The lines to extract run from the first line of the material below to the line containing "YAxis, CartesianGrid, Customized", both included; leave the pictures behind.

BEGIN Information provided

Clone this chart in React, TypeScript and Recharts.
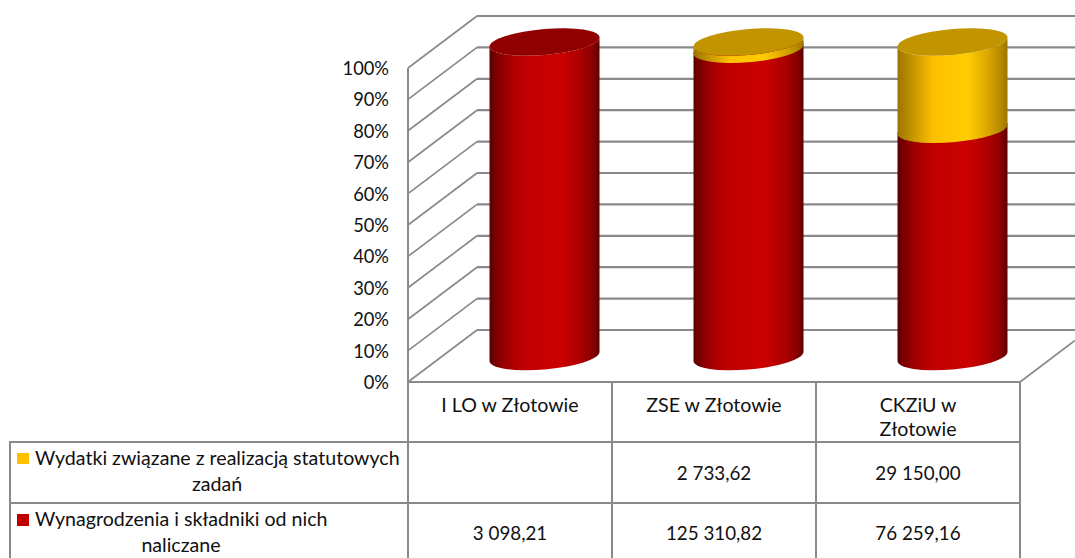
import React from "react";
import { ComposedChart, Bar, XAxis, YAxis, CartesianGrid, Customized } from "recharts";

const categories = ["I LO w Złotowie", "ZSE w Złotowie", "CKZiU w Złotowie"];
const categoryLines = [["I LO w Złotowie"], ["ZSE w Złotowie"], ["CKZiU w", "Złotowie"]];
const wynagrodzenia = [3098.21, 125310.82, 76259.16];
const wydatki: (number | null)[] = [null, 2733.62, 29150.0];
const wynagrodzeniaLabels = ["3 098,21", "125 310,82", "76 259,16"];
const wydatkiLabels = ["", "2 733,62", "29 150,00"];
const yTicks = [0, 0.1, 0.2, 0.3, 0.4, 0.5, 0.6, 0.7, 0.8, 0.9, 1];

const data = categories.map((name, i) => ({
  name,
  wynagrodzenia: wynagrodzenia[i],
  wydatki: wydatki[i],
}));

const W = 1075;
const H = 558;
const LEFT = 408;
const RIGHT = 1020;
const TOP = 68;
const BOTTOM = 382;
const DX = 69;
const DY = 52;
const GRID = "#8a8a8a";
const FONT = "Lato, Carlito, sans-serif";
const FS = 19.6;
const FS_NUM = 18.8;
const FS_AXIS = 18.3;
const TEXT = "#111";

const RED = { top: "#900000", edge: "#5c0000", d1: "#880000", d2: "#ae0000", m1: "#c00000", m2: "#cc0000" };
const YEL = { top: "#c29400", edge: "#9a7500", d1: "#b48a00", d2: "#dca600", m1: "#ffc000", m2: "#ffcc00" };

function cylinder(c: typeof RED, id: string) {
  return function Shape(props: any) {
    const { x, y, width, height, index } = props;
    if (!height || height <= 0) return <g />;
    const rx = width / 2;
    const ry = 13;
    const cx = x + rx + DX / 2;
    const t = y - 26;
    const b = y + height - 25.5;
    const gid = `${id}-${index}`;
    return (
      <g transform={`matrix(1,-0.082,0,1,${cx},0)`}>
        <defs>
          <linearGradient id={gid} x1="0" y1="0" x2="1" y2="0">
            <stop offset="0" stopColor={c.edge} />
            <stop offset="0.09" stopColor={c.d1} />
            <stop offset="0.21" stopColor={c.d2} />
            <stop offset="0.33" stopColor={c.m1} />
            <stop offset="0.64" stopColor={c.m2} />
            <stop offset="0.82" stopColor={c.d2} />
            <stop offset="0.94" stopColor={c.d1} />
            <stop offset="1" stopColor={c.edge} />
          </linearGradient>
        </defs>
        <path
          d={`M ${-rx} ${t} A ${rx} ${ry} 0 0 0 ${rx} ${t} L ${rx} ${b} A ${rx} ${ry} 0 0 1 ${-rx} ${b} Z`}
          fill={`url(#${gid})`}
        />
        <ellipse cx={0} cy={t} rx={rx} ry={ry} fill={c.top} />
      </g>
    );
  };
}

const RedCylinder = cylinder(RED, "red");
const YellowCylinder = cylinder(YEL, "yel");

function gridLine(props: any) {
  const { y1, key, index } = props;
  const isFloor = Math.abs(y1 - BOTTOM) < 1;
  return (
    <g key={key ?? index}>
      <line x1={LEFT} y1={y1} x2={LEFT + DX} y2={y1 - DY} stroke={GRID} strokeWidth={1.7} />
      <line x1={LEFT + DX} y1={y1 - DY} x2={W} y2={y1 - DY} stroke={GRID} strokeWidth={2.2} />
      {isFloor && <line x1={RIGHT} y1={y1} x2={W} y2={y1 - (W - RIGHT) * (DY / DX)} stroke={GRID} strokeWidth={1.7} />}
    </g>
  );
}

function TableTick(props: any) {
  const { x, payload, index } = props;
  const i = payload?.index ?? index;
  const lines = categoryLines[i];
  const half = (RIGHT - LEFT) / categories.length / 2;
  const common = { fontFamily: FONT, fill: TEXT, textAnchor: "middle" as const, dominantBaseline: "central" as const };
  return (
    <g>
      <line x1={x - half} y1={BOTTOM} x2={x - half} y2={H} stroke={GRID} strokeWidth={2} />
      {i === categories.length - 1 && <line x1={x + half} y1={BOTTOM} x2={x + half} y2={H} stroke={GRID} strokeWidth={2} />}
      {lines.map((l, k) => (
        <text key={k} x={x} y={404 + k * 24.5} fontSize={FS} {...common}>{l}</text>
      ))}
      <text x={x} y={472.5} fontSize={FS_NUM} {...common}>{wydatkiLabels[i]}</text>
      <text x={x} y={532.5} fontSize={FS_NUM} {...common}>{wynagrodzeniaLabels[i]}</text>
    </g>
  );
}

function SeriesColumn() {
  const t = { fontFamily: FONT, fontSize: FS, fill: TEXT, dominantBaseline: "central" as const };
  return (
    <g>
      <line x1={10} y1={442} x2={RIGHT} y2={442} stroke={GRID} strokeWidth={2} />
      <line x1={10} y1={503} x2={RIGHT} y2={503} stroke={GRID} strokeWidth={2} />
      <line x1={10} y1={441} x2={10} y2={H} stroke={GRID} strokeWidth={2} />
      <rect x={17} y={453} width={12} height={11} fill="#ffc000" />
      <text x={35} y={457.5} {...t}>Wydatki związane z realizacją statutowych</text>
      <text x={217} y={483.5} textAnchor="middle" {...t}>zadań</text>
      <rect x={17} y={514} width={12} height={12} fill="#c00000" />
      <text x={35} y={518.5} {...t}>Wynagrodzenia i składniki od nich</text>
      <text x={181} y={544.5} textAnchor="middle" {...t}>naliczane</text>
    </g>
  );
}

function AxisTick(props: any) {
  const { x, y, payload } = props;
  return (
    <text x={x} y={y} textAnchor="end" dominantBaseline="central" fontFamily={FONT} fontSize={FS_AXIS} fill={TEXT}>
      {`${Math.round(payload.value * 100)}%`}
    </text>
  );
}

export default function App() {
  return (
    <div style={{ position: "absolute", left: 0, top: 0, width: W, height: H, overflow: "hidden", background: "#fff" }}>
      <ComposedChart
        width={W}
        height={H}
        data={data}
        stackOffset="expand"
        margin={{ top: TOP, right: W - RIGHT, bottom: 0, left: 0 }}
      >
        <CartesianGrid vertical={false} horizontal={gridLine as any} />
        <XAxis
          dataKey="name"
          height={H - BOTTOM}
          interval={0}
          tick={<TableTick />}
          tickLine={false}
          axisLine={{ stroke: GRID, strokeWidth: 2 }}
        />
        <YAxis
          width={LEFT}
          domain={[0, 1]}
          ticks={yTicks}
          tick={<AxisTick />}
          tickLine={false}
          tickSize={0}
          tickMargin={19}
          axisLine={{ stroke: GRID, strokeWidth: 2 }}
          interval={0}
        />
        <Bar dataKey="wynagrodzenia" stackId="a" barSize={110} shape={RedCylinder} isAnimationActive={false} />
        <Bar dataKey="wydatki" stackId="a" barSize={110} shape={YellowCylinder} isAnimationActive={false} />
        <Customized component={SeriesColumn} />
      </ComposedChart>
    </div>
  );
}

END Information provided

_Answer to the task_
Clone this chart in React, TypeScript and Recharts.
import React from "react";
import { ComposedChart, Bar, XAxis, YAxis, CartesianGrid, Customized } from "recharts";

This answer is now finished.